REQUEST:
Begin with the opening line of the records and extract each line through the one holding "left_max = [1.0, 1.0, 1.0, 1.0, 1.0, 0.72]"; pictures are not part of the copy.

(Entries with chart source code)
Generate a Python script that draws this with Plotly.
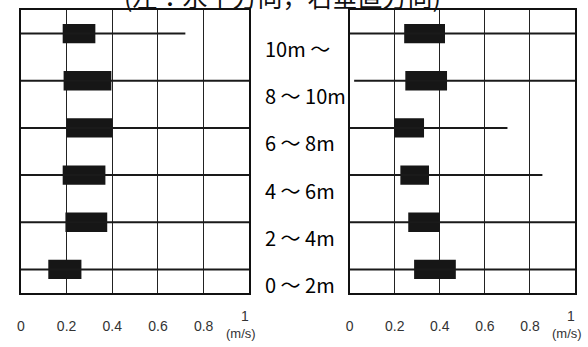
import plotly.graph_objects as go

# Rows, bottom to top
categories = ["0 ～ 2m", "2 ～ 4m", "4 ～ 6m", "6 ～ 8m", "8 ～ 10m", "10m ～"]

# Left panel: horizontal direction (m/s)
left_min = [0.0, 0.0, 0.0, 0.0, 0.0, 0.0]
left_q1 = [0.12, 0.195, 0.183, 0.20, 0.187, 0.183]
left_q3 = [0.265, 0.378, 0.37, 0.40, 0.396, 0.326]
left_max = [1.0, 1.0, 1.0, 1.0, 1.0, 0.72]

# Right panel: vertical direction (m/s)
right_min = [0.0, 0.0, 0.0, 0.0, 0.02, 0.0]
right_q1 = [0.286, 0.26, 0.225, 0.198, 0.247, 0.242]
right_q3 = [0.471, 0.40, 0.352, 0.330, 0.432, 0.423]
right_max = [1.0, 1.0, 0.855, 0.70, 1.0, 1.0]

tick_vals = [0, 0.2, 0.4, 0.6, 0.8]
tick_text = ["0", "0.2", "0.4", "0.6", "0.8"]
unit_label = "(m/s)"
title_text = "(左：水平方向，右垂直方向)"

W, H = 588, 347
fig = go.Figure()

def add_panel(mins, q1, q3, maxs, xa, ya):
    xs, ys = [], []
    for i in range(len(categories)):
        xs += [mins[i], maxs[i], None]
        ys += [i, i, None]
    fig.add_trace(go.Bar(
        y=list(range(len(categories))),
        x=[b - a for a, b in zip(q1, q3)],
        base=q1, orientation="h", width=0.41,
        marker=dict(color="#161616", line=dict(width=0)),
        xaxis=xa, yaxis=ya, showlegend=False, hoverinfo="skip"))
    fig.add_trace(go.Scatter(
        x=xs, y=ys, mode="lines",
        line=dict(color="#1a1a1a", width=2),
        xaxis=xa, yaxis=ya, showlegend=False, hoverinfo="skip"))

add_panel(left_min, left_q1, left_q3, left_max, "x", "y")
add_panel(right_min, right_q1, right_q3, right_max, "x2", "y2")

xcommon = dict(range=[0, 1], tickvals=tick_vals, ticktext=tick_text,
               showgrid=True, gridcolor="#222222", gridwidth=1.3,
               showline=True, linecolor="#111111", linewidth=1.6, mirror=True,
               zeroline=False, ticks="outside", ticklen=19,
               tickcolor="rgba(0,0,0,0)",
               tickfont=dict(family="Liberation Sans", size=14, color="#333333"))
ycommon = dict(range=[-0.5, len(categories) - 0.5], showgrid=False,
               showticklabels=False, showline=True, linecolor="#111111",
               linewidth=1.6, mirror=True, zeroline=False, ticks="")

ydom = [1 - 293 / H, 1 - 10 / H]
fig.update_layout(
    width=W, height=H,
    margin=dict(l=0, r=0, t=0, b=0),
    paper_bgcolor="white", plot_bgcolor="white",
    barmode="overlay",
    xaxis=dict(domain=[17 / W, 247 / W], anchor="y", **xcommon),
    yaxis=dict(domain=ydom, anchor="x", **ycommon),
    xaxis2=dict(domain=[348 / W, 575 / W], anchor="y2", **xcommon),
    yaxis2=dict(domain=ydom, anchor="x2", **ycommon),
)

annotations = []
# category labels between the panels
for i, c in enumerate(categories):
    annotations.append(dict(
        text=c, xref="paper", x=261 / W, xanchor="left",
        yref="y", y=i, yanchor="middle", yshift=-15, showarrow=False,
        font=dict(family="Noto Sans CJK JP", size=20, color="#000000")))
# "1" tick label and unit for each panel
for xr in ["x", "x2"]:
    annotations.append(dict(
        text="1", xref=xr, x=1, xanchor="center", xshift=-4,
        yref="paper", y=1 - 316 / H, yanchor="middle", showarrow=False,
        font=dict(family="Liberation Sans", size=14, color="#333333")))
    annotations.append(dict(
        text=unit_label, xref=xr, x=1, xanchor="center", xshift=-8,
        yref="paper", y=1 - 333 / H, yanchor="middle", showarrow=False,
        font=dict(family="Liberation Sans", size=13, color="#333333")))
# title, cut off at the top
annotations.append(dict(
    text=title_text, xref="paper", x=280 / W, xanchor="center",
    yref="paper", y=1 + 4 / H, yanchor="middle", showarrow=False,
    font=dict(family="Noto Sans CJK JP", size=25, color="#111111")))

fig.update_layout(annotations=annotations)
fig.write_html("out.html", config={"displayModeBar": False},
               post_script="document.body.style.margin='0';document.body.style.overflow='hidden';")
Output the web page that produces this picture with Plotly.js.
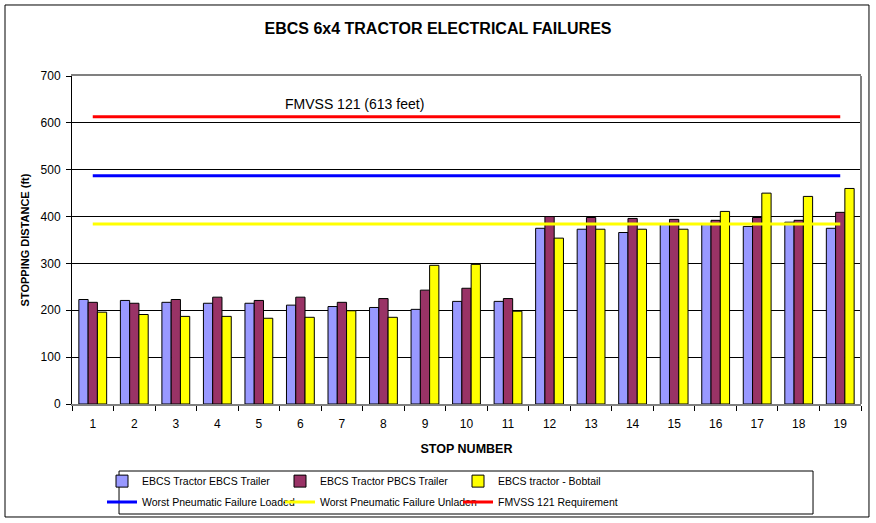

TASK OUTPUT:
Generate a Python script that draws this with Plotly.
import plotly.graph_objects as go

# Rows, bottom to top
categories = ["0 ～ 2m", "2 ～ 4m", "4 ～ 6m", "6 ～ 8m", "8 ～ 10m", "10m ～"]

# Left panel: horizontal direction (m/s)
left_min = [0.0, 0.0, 0.0, 0.0, 0.0, 0.0]
left_q1 = [0.12, 0.195, 0.183, 0.20, 0.187, 0.183]
left_q3 = [0.265, 0.378, 0.37, 0.40, 0.396, 0.326]
left_max = [1.0, 1.0, 1.0, 1.0, 1.0, 0.72]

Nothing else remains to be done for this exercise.